JAKARTA – Ketua Pengurus Harian Yayasan Lembaga Konsumen Indonesia (YLKI) Tulus Abadi menilai bahwa keberadaan Omnibus Law bidang Kesehatan (UU Kesehatan) yang baru saja disahkan oleh DPR RI pada Selasa (11/7/2023) lalu, dalam banyak hal harus disorot atau bahkan diprotes dengan tajam.
“Salah satu hal yang mengantongi cacat fatal pada UU Kesehatan adalah ketentuan pada Pasal 151 ayat 3, yang mewajibkan adanya fasilitas atau tempat khusus untuk merokok (smoking room) pada tempat umum dan tempat kerja,” ujar Tulus Abadi pada media ini, Sabtu (15/7/2023).
Menurut Tulus Abadi, ketentuan yang diatur pada Pasal 151 ayat 3 UU Kesehatan tersebut kelihatannya sepele, tetapi secara fundamental pasal tersebut, ia nilai cacat secara normatif, ideologis, dan bahkan etik moral.
“Bagaimana mungkin aktivitas penggunaan zat adiktif dengan merokok yang nota bene menyakiti dan merusak dirinya dan orang lain, bahkan merupakan aktivitas bunuh diri, tetapi harus disediakan infrastruktur atau fasilitas khusus?” tanya Tulus retoris.

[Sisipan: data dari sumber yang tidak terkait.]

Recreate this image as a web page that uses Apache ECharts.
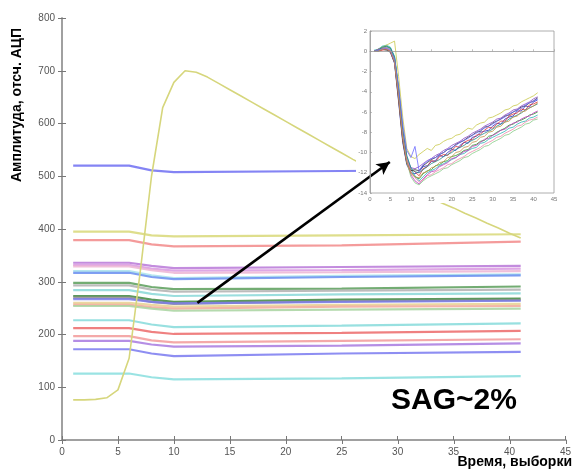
<!DOCTYPE html>
<html><head><meta charset="utf-8">
<script src="https://cdn.jsdelivr.net/npm/echarts@6/dist/echarts.min.js"></script>
<style>html,body{margin:0;padding:0;background:#fff}#c{width:574px;height:472px}</style>
</head><body><div id="c"></div>
<script>
// Sample indices shared by the full-resolution traces
const samples = Array.from({ length: 41 }, (_, i) => i + 1);

// Baseline channels: value at these sample indices
const levelX = [1, 6, 8, 10, 25, 41];
const levelValues = [
  [520, 520, 511, 508, 510, 512],
  [395, 395, 388, 386, 388, 390],
  [379, 379, 371, 367, 369, 376],
  [336, 336, 330, 326, 328, 330],
  [332, 332, 325, 321, 322, 325],
  [329, 329, 322, 317, 318, 320],
  [320, 320, 312, 307, 311, 314],
  [317, 317, 309, 305, 309, 312],
  [298, 298, 290, 286, 287, 291],
  [293, 293, 285, 281, 283, 285],
  [284, 284, 277, 273, 276, 278],
  [273, 273, 266, 262, 266, 268],
  [270, 270, 262, 258, 263, 265],
  [267, 267, 262, 259, 262, 264],
  [260, 260, 256, 253, 256, 258],
  [256, 256, 252, 249, 253, 254],
  [254, 254, 249, 245, 247, 249],
  [227, 227, 219, 214, 217, 221],
  [212, 212, 205, 201, 203, 207],
  [197, 197, 189, 185, 188, 191],
  [188, 188, 181, 177, 179, 183],
  [172, 172, 164, 159, 164, 167],
  [126, 126, 119, 115, 117, 121]
];
const levelColors = [
  '#6f6ff2', '#d8d878', '#f28a8a', '#b878d8', '#d898e0', '#ecb4d4', '#a8e0ec',
  '#6a8ef0', '#5a9e5a', '#b0b0b0', '#8ad8d8', '#3f873f', '#8c8c8c', '#7a7ae8',
  '#e8d090', '#f2a898', '#a8d4a0', '#86dada', '#ec6a6a', '#f29a9a', '#a87ae0',
  '#7a7af0', '#88dede'
];

// Channel with the large pulse
const pulseValues = [76, 76, 77, 80, 95, 155, 320, 500, 630, 678, 700, 697, 688, 676, 664,
  652, 640, 628, 616, 604, 592, 580, 568, 556, 544, 532, 521, 510, 499, 489, 479, 469, 459,
  449, 440, 430, 421, 411, 402, 392, 383];

// Baseline-subtracted traces shown in the inset
const insetTraces = [
  [0, 0.1, 0.2, 0.2, -0.1, -1.2, -5.0, -9.0, -11.2, -12.0, -12.1, -11.9, -11.4, -11.3, -10.9, -10.8, -10.3, -10.4, -10.0, -9.7, -9.8, -9.3, -9.0, -9.1, -8.5, -8.4, -8.0, -7.9, -7.8, -7.4, -7.1, -7.2, -6.7, -6.5, -6.4, -5.9, -5.9, -5.4, -5.5, -5.0, -4.8],
  [0, 0.2, 0.4, 0.5, 0.3, -0.6, -3.8, -7.9, -10.6, -11.9, -12.4, -12.6, -12.1, -11.8, -11.7, -11.3, -11.2, -10.9, -10.8, -10.4, -10.3, -10.1, -9.8, -9.7, -9.3, -9.2, -8.9, -8.8, -8.4, -8.3, -8.0, -7.8, -7.6, -7.3, -7.2, -6.9, -6.8, -6.6, -6.3, -6.2, -6.0],
  [0, 0.0, 0.1, 0.2, 0.0, -1.0, -4.5, -8.6, -11.0, -11.7, -11.9, -12.3, -11.6, -11.4, -10.8, -10.9, -10.4, -10.2, -10.3, -9.8, -9.4, -9.5, -9.0, -8.8, -8.7, -8.3, -8.2, -7.8, -7.5, -7.6, -7.2, -6.9, -6.9, -6.4, -6.2, -6.1, -5.7, -5.8, -5.3, -5.2, -5.0],
  [0.1, 0.2, 0.5, 0.6, 0.4, -0.5, -3.6, -7.8, -10.4, -11.6, -12.3, -12.8, -12.4, -12.0, -11.8, -11.6, -11.3, -11.1, -10.9, -10.7, -10.5, -10.2, -10.1, -9.8, -9.6, -9.5, -9.1, -9.0, -8.7, -8.5, -8.3, -8.1, -7.9, -7.6, -7.5, -7.2, -7.0, -6.9, -6.6, -6.5, -6.3],
  [0, 0.1, 0.3, 0.4, 0.2, -0.8, -4.0, -8.1, -10.9, -12.2, -12.8, -13.1, -12.6, -12.2, -11.9, -11.8, -11.4, -11.2, -11.0, -10.6, -10.5, -10.2, -9.9, -9.8, -9.4, -9.3, -9.0, -8.7, -8.6, -8.3, -8.1, -7.8, -7.7, -7.4, -7.1, -7.0, -6.7, -6.5, -6.4, -6.1, -5.9],
  [0, 0.2, 0.4, 0.6, 0.8, 1.0, -2.5, -6.5, -9.6, -10.4, -10.6, -10.2, -9.9, -9.6, -9.8, -9.3, -9.2, -8.9, -8.7, -8.6, -8.3, -8.2, -7.9, -7.6, -7.7, -7.3, -7.1, -7.0, -6.6, -6.5, -6.3, -6.1, -5.8, -5.7, -5.4, -5.3, -5.0, -4.8, -4.6, -4.4, -4.1],
  [0, 0.0, 0.2, 0.1, -0.1, -1.1, -4.8, -8.8, -11.1, -11.8, -11.7, -11.8, -11.3, -11.0, -10.7, -10.5, -10.2, -10.0, -9.7, -9.6, -9.2, -9.0, -8.8, -8.5, -8.3, -8.0, -7.9, -7.5, -7.4, -7.1, -6.9, -6.7, -6.4, -6.3, -6.0, -5.8, -5.5, -5.4, -5.1, -4.9, -4.6],
  [0, 0.1, 0.3, 0.4, 0.2, -0.7, -3.9, -8.2, -10.9, -12.4, -13.0, -13.2, -12.8, -12.5, -12.3, -12.1, -11.9, -11.6, -11.5, -11.2, -11.0, -10.8, -10.5, -10.4, -10.1, -9.9, -9.7, -9.4, -9.3, -9.0, -8.8, -8.6, -8.3, -8.2, -7.9, -7.7, -7.5, -7.2, -7.1, -6.8, -6.7],
  [0, 0.2, 0.3, 0.3, 0.0, -1.0, -4.3, -8.4, -10.7, -11.5, -11.6, -11.4, -11.1, -10.8, -10.6, -10.3, -10.1, -9.8, -9.6, -9.3, -9.1, -8.9, -8.6, -8.4, -8.1, -7.9, -7.7, -7.4, -7.2, -7.0, -6.7, -6.6, -6.3, -6.1, -5.8, -5.7, -5.4, -5.2, -5.0, -4.7, -4.5],
  [0, 0.1, 0.2, 0.3, 0.1, -0.9, -4.1, -8.0, -10.6, -11.9, -12.5, -12.9, -12.7, -12.3, -12.2, -11.9, -11.7, -11.5, -11.2, -11.1, -10.8, -10.6, -10.4, -10.1, -9.9, -9.7, -9.5, -9.2, -9.0, -8.8, -8.5, -8.4, -8.1, -7.9, -7.7, -7.4, -7.3, -7.0, -6.8, -6.7, -6.5],
  [0, 0.1, 0.4, 0.5, 0.3, -0.6, -3.7, -7.7, -10.3, -11.5, -11.9, -12.0, -11.7, -11.4, -11.1, -10.9, -10.7, -10.4, -10.2, -10.0, -9.7, -9.5, -9.3, -9.0, -8.8, -8.6, -8.3, -8.1, -7.9, -7.7, -7.4, -7.2, -7.0, -6.7, -6.5, -6.3, -6.1, -5.8, -5.6, -5.4, -5.2],
  [0, 0.1, 0.2, 0.3, 0.1, -0.8, -3.5, -7.2, -9.8, -10.5, -9.4, -11.8, -11.2, -10.9, -10.6, -10.5, -10.2, -10.0, -9.7, -9.5, -9.3, -9.0, -8.8, -8.6, -8.3, -8.1, -7.8, -7.6, -7.4, -7.2, -6.9, -6.7, -6.5, -6.2, -6.0, -5.8, -5.6, -5.3, -5.1, -4.9, -4.7],
  [0, 0.0, 0.2, 0.2, 0.0, -1.1, -4.6, -8.7, -11.0, -12.1, -12.4, -12.5, -12.0, -11.9, -11.5, -11.4, -11.0, -10.9, -10.5, -10.4, -10.0, -9.9, -9.5, -9.4, -9.0, -8.9, -8.5, -8.4, -8.0, -7.9, -7.5, -7.4, -7.0, -6.9, -6.5, -6.4, -6.0, -5.9, -5.6, -5.4, -5.1]
];
const insetColors = ['#2b2bc4', '#2a9a2a', '#dc3434', '#2ab4b4', '#c035c0', '#c8c84a',
  '#333333', '#86cc86', '#8a48c4', '#ee88aa', '#238888', '#6a6aff', '#c49448'];

// Arrow from the bundle of channels to the inset (main-axis units)
const arrowFrom = [12.1, 260];
const arrowTo = [29.3, 527];

const FONT = 'Liberation Sans, Arial, sans-serif';
const axisGrey = '#9a9a9a';

function boxAxis(extra) {
  return Object.assign({
    type: 'value',
    axisLine: { show: true, lineStyle: { color: axisGrey, width: 1.5 } },
    axisTick: { show: true, inside: true, length: 4, lineStyle: { color: '#777' } },
    splitLine: { show: false },
    axisLabel: { color: '#555', fontSize: 10, fontFamily: FONT }
  }, extra);
}
function insetAxis(extra) {
  return Object.assign({
    type: 'value',
    z: 6,
    axisLine: { show: true, lineStyle: { color: '#999', width: 0.8 } },
    axisTick: { show: true, inside: true, length: 2, lineStyle: { color: '#999', width: 0.6 } },
    splitLine: { show: false },
    axisLabel: { color: '#777', fontSize: 6, fontFamily: FONT, margin: 3 }
  }, extra);
}

const series = [];
levelValues.forEach((vals, i) => {
  series.push({
    type: 'line', xAxisIndex: 0, yAxisIndex: 0, z: 2,
    data: levelX.map((x, k) => [x, vals[k]]),
    showSymbol: false, silent: true,
    lineStyle: { color: levelColors[i], width: 2.2, opacity: 0.85 }
  });
});
series.push({
  type: 'line', xAxisIndex: 0, yAxisIndex: 0, z: 2,
  data: samples.map((x, k) => [x, pulseValues[k]]),
  showSymbol: false, silent: true,
  lineStyle: { color: '#d6d67c', width: 1.6 }
});
insetTraces.forEach((vals, i) => {
  series.push({
    type: 'line', xAxisIndex: 2, yAxisIndex: 2, z: 5,
    data: samples.map((x, k) => [x, vals[k]]),
    showSymbol: false, silent: true,
    lineStyle: { color: insetColors[i], width: 1, opacity: 0.8 }
  });
});
series.push({
  type: 'line', xAxisIndex: 0, yAxisIndex: 0, z: 10, data: [], silent: true,
  markLine: {
    silent: true, symbol: ['none', 'arrow'], symbolSize: [10, 13],
    label: { show: false },
    lineStyle: { color: '#000', width: 2.6, type: 'solid' },
    data: [[{ coord: arrowFrom }, { coord: arrowTo }]]
  }
});

const chart = echarts.init(document.getElementById('c'), null, { renderer: 'canvas' });
chart.setOption({
  animation: false,
  backgroundColor: '#fff',
  grid: [
    { left: 62, right: 8, top: 18, bottom: 32 },
    { left: 62, right: 8, top: 18, bottom: 32 },
    { left: 370, right: 20, top: 31, bottom: 279, z: 4 }
  ],
  xAxis: [
    boxAxis({ gridIndex: 0, min: 0, max: 45, interval: 5, position: 'bottom',
      axisLabel: { color: '#555', fontSize: 10, fontFamily: FONT, margin: 7 } }),
    boxAxis({ gridIndex: 1, min: 0, max: 45, interval: 5, position: 'top', axisLabel: { show: false } }),
    insetAxis({ gridIndex: 2, min: 0, max: 45, interval: 5 })
  ],
  yAxis: [
    boxAxis({ gridIndex: 0, min: 0, max: 800, interval: 100, position: 'left',
      axisLabel: { color: '#555', fontSize: 10, fontFamily: FONT, margin: 7 } }),
    boxAxis({ gridIndex: 1, min: 0, max: 800, interval: 100, position: 'right', axisLabel: { show: false } }),
    insetAxis({ gridIndex: 2, min: -14, max: 2, interval: 2 })
  ],
  graphic: [
    { type: 'rect', z: 3, silent: true, shape: { x: 356, y: 21, width: 206, height: 182 },
      style: { fill: '#fff' } },
    { type: 'rect', z: 6, silent: true, shape: { x: 370, y: 31, width: 184, height: 162 },
      style: { fill: 'none', stroke: '#999', lineWidth: 0.8 } },
    { type: 'text', z: 20, x: 17, y: 105, rotation: Math.PI / 2,
      style: { text: 'Амплитуда, отсч. АЦП', font: 'bold 14px ' + FONT, fill: '#000',
        align: 'center', verticalAlign: 'middle' } },
    { type: 'text', z: 20, x: 572, y: 462,
      style: { text: 'Время, выборки', font: 'bold 14px ' + FONT, fill: '#000',
        align: 'right', verticalAlign: 'middle' } },
    { type: 'text', z: 20, x: 454, y: 401,
      style: { text: 'SAG~2%', font: 'bold 30px ' + FONT, fill: '#000',
        align: 'center', verticalAlign: 'middle' } }
  ],
  series: series
});
</script>
</body></html>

Pegiat anti-tobacco itu menjabarkan bahwa dari perspektif apa pun ketentuan tentang kewajiban menyediakan smoking room adalah sebuah logical fallacy.
“Betul, sebuah sesat pikir, alias keblinger,” tegasnya.
Jika dituruti, lanjut Tulus, maka ke depannya orang yang menggunakan minuman beralkohol atau miras bisa juga menuntut hak yang sama dimana mereka menuntut adanya ruang khusus, untuk minum dan mabuk.
“Karena tembakau atau rokok dan minuman beralkohol atau miras yang legal sama sama benda atau komoditas yang kena cukai,” paparnya.
Selain itu, dari perspektif ekonomi, lanjut Tulus, ketentuan menyediakan smoking room juga akan memberatkan karena pengelola tempat umum atau tempat kerja harus membangun atau menyediakan ruang khusus untuk merokok.
“Tentu kebijakan tersebut sangat kontraproduktif. Sungguh keblinger!” tandasnya.
Tulus menilai sangat aneh ketika masyarakat untuk menjadi sehat malah dihalangi-halangi justru oleh negara.
“Negara justru mendorong dan menjustifikasi aktivitas “bunuh diri” oleh warganya dengan zat adiktif. Inilah sesat pikir dari UU Kesehatan pada aspek pengendalian tembakau. Pasal 151 ayat 3 yang sesat pikir ini harus segera dicabut, tentunya melalui proses uji materi di Mahkamah Konstitusi,” tegasnya mengakhiri keterangan.